RECORDS FOR THIS EXERCISE:
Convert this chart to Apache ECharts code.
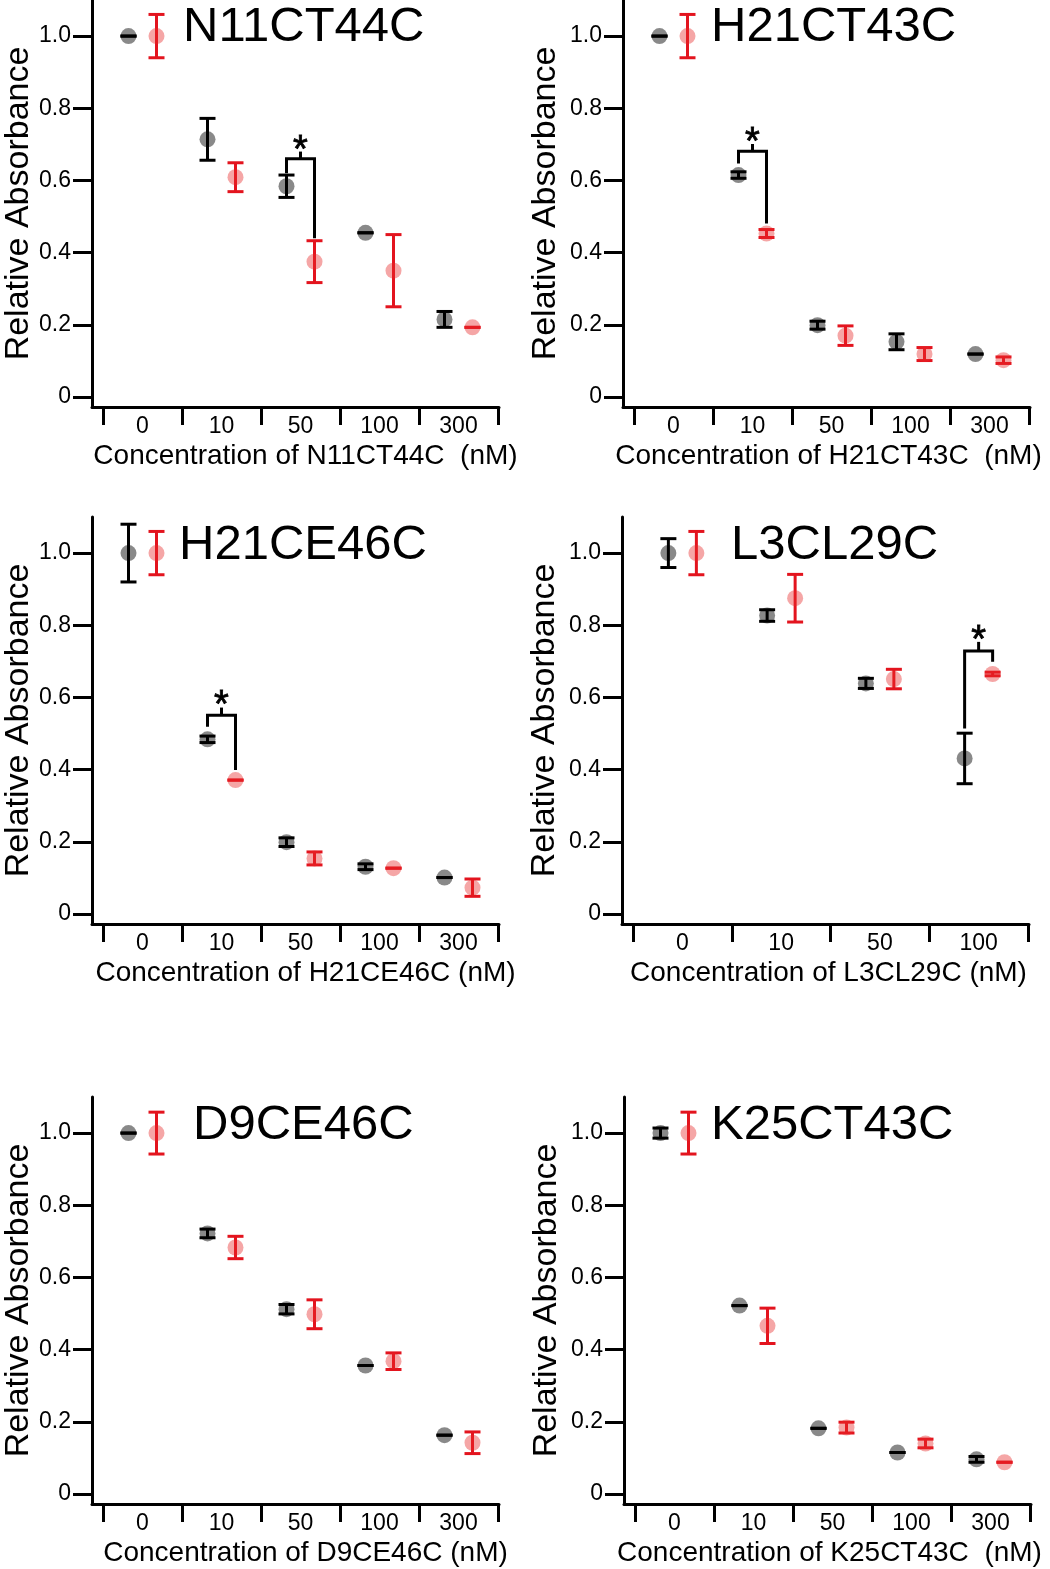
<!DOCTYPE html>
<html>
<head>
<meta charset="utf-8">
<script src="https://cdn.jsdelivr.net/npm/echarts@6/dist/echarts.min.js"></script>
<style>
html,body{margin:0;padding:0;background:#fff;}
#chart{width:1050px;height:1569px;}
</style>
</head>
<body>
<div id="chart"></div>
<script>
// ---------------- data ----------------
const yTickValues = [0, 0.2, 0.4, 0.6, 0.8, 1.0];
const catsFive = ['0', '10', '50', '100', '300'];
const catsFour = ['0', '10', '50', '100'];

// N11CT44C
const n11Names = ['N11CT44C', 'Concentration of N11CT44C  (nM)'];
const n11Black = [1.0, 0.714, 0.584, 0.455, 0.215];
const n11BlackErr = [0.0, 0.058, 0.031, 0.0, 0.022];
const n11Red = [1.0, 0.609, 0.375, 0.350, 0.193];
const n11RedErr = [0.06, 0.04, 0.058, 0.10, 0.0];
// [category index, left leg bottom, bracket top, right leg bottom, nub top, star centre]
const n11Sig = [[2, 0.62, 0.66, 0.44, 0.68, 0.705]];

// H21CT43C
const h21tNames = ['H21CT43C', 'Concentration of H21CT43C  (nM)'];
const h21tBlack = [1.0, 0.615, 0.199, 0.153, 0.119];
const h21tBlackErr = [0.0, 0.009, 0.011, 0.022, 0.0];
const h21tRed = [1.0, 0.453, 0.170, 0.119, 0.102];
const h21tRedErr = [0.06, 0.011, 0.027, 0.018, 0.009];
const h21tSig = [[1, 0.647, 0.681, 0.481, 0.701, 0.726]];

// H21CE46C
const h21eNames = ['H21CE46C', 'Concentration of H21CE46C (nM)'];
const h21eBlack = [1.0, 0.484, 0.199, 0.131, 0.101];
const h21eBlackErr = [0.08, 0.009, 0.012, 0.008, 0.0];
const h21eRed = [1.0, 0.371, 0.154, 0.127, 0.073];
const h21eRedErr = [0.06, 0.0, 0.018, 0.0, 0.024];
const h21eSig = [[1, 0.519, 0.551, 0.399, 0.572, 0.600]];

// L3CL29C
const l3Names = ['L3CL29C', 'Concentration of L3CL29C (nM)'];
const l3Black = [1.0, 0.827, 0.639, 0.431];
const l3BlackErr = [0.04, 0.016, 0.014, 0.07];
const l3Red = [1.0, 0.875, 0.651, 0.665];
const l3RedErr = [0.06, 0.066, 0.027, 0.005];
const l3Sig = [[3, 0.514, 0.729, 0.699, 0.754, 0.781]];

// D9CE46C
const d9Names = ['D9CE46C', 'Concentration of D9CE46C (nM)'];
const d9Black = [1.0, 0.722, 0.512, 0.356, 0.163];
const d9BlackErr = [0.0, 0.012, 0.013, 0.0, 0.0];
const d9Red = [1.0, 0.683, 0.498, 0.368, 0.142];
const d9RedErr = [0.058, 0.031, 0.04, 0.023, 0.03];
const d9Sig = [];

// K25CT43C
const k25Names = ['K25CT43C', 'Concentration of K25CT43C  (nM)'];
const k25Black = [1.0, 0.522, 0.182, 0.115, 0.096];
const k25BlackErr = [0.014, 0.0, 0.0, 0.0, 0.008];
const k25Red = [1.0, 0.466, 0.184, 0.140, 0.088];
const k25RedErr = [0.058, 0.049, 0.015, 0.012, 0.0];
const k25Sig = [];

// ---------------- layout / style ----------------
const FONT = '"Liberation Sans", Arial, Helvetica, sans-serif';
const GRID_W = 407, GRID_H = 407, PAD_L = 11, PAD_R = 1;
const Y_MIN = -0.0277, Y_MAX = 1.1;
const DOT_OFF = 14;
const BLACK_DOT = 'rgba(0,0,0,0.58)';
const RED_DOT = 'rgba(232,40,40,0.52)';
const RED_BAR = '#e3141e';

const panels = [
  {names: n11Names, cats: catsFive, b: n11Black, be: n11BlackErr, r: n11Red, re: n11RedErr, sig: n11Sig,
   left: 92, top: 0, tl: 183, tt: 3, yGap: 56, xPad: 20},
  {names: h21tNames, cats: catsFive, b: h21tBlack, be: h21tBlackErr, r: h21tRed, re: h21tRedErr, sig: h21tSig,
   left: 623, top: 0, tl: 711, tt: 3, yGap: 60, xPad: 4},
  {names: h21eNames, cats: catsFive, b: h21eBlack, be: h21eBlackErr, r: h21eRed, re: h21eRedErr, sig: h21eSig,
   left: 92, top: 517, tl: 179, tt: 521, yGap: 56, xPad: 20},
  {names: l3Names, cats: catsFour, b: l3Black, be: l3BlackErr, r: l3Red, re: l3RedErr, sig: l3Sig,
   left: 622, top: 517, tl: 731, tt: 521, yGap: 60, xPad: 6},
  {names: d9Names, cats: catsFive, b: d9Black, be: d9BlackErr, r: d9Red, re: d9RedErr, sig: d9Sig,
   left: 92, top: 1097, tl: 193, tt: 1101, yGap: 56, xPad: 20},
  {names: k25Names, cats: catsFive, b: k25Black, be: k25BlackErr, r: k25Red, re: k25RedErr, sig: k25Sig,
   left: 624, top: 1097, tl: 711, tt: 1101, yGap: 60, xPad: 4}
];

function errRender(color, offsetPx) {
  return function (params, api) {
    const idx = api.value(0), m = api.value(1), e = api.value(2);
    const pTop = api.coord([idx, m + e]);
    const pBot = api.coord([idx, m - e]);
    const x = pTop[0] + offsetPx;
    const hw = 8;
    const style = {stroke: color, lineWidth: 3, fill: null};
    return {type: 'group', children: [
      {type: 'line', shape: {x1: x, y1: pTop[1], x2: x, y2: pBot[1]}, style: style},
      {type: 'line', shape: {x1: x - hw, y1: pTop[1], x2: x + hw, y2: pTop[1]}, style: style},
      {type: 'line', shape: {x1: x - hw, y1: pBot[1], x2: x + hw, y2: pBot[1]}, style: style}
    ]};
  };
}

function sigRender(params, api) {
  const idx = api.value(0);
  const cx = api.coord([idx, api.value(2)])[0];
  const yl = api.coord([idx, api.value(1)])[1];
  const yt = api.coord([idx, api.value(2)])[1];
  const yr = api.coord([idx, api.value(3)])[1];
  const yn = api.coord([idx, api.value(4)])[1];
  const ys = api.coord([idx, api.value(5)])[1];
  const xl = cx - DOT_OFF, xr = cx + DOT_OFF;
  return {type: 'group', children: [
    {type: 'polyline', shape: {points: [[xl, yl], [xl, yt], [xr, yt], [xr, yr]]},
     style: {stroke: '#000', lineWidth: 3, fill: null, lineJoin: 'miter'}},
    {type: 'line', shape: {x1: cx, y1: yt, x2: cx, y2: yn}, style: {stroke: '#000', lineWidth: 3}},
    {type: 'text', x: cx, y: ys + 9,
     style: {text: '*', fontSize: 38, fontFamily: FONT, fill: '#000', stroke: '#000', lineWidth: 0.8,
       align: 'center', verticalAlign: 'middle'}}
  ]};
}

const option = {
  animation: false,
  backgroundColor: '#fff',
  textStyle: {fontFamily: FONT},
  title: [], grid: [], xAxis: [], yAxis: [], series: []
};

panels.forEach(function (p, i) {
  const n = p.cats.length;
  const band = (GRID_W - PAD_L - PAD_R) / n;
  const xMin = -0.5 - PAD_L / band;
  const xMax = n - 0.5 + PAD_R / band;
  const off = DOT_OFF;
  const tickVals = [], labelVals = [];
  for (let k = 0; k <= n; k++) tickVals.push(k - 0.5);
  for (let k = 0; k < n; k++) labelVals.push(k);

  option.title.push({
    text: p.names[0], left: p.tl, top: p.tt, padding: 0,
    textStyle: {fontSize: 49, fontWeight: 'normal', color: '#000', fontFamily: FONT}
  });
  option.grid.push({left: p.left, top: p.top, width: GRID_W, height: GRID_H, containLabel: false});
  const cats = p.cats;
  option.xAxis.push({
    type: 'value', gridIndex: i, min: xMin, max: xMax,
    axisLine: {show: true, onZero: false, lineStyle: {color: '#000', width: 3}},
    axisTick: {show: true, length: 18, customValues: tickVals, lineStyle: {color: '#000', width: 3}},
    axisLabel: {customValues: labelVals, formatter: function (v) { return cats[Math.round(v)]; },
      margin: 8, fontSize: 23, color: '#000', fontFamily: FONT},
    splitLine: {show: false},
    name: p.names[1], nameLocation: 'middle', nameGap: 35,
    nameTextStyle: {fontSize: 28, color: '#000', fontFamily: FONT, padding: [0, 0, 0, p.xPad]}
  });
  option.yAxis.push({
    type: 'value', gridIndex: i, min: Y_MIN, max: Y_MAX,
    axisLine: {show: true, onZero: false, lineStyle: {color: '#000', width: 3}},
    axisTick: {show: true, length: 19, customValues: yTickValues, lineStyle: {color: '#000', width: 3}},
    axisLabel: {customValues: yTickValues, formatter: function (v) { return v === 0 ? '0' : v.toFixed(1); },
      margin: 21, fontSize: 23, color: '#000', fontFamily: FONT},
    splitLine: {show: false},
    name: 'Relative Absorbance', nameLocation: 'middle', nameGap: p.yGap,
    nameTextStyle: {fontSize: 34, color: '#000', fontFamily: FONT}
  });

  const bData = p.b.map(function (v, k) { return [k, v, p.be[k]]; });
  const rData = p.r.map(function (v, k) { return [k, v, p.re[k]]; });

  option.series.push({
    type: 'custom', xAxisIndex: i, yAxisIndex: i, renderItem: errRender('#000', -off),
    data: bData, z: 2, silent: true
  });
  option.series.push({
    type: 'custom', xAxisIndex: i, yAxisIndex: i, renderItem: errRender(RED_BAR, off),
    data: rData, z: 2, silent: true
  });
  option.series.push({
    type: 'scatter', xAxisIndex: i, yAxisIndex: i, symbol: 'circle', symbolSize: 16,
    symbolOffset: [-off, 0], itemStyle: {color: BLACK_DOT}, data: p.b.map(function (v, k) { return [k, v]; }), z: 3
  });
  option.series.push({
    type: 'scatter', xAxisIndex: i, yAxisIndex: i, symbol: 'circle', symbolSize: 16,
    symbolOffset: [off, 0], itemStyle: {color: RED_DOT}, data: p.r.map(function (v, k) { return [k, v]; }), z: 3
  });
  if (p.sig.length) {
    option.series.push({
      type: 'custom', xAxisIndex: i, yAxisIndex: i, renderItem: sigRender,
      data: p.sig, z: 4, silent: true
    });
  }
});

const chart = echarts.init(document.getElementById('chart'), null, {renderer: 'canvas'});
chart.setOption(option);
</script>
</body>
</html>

---

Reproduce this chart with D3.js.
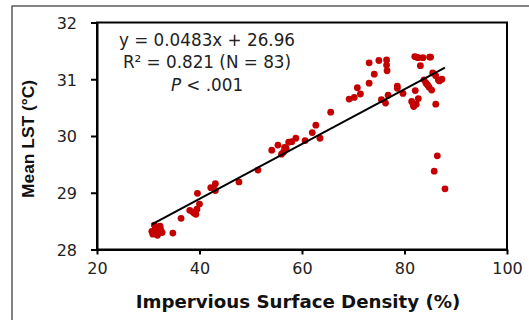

* * *

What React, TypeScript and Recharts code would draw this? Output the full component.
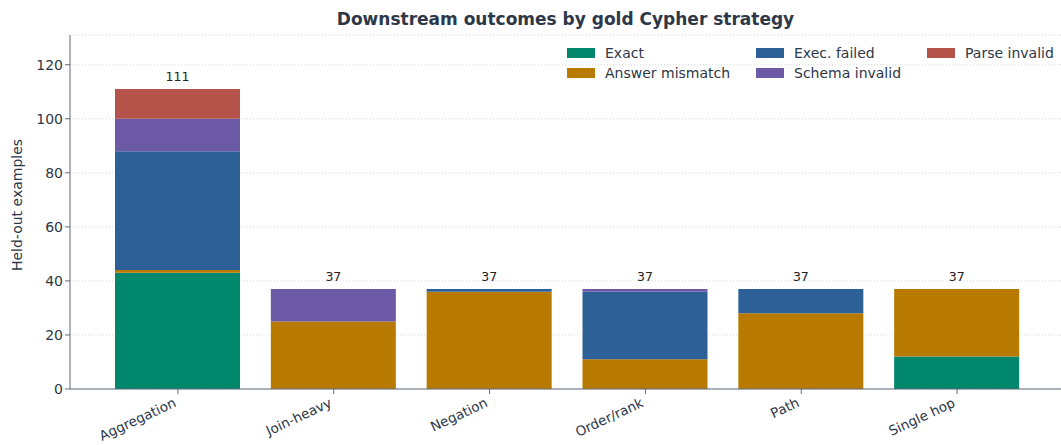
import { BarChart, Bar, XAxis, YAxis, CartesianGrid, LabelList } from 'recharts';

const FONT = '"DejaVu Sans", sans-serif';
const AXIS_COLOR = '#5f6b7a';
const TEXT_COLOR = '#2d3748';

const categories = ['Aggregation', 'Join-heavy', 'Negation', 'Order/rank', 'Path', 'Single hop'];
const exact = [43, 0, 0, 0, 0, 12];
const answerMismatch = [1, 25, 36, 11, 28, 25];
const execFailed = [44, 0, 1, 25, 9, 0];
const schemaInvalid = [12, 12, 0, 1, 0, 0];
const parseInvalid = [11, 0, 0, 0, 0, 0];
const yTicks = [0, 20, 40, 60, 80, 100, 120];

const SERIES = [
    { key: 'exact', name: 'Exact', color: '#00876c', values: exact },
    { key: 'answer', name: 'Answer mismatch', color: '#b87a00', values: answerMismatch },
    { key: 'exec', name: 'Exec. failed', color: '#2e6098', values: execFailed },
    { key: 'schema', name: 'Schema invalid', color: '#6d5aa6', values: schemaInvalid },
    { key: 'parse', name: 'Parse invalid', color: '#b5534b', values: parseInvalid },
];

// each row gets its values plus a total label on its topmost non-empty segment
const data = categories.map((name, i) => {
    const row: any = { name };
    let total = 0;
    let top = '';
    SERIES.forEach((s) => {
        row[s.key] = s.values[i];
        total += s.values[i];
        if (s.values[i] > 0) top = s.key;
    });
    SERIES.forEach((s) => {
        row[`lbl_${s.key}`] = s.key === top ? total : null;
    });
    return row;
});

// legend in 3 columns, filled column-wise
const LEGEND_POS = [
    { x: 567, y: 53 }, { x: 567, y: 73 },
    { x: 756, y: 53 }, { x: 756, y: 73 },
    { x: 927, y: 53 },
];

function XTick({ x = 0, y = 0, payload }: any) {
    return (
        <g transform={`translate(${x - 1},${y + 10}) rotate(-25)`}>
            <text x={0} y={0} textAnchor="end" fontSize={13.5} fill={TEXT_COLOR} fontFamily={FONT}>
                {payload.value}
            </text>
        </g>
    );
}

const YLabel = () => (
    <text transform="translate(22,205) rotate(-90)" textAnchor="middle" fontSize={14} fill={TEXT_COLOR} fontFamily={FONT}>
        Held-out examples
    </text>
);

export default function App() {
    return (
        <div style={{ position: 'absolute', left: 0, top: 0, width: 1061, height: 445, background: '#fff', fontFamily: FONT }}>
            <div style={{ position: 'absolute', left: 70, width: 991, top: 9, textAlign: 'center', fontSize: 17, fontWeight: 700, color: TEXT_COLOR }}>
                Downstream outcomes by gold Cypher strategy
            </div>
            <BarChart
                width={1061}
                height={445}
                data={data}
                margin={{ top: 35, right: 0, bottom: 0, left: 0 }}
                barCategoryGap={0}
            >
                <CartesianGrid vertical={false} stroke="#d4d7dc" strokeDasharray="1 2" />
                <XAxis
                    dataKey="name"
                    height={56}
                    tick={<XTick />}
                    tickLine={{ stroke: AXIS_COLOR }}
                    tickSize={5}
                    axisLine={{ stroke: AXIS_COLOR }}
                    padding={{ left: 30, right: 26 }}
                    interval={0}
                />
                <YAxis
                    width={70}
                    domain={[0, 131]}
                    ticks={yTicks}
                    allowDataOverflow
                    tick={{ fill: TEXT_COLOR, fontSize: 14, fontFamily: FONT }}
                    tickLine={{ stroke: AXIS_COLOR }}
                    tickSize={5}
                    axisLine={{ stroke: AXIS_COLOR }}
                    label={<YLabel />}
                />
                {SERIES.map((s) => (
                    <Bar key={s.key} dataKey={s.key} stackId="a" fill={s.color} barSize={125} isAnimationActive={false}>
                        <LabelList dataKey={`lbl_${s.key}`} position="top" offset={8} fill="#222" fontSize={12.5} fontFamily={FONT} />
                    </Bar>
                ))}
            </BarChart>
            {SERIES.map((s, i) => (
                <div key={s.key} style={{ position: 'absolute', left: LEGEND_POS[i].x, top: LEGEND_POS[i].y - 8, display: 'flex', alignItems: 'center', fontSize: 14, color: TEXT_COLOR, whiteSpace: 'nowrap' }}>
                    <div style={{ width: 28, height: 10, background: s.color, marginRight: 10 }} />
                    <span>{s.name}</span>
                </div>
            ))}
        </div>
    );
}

REQUIREMENTS: Transcribe, exactly as written, the lines starting at the one with "What React, TypeScript" and ending at the one with "const TEXT_COLOR = '#2d3748';", and nothing more. Pictures are not part of the copy.

ANSWER TO THE PROBLEM:
What React, TypeScript and Recharts code would draw this? Output the full component.
import { BarChart, Bar, XAxis, YAxis, CartesianGrid, LabelList } from 'recharts';

const FONT = '"DejaVu Sans", sans-serif';
const AXIS_COLOR = '#5f6b7a';
const TEXT_COLOR = '#2d3748';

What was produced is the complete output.